I think that the likely answer to the question is one whereby enough history of machining has been recorded that it is well known that particular materials behave in a predictable fashion. It is more than well known that 300 series stainless, for example (excluding the free machining grades), have what could best be described as a high friction coefficient, and require much lower sfpm than mild steel, for example. Run the cutter the least bit too fast and it burns the tip.
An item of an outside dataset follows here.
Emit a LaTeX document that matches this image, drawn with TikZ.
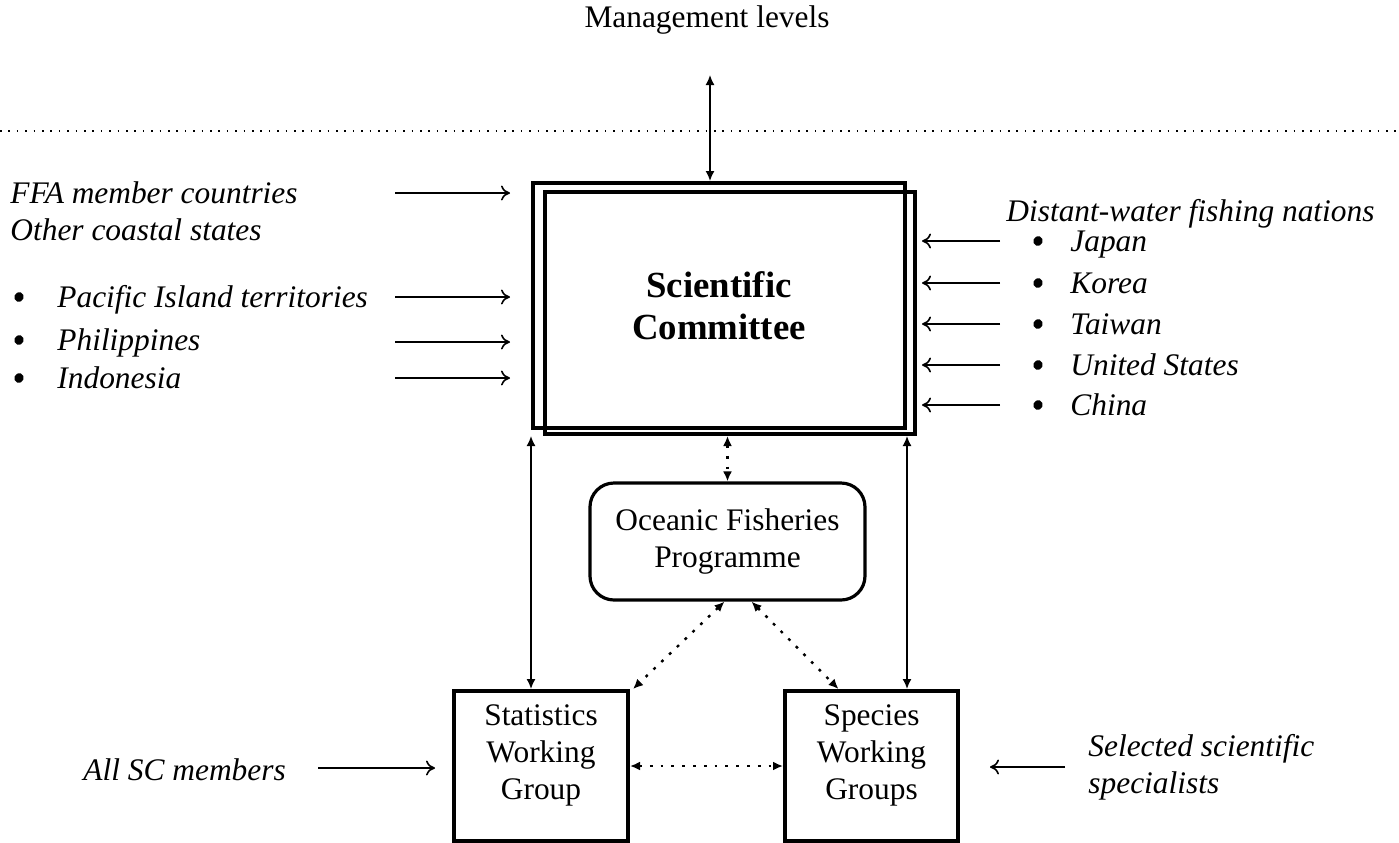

It becomes quite apparent that the moment one moves into the alloys, each element added to the base metal changes the characteristics, and I would assume the amount of each element would effect the cutting characteristics, though not necessarily in a liner fashion. Again, I imagine it has been recorded by history more so than a formula one can apply across the board. There's just way too many minor factors that influence the final outcome, including depth of cut, feed rate, whether cutting wet or dry, what type of coolant, etc..

Perhaps someone with a degree in this area could enlighten us.

Harold

lurker wrote in news: snipped-for-privacy@ultrasw.com:

Starting points are given in Machinists Handbook, but these, as far as I know, are derrived from experience or tooling manufacturers recommendations based on their in-house experiments.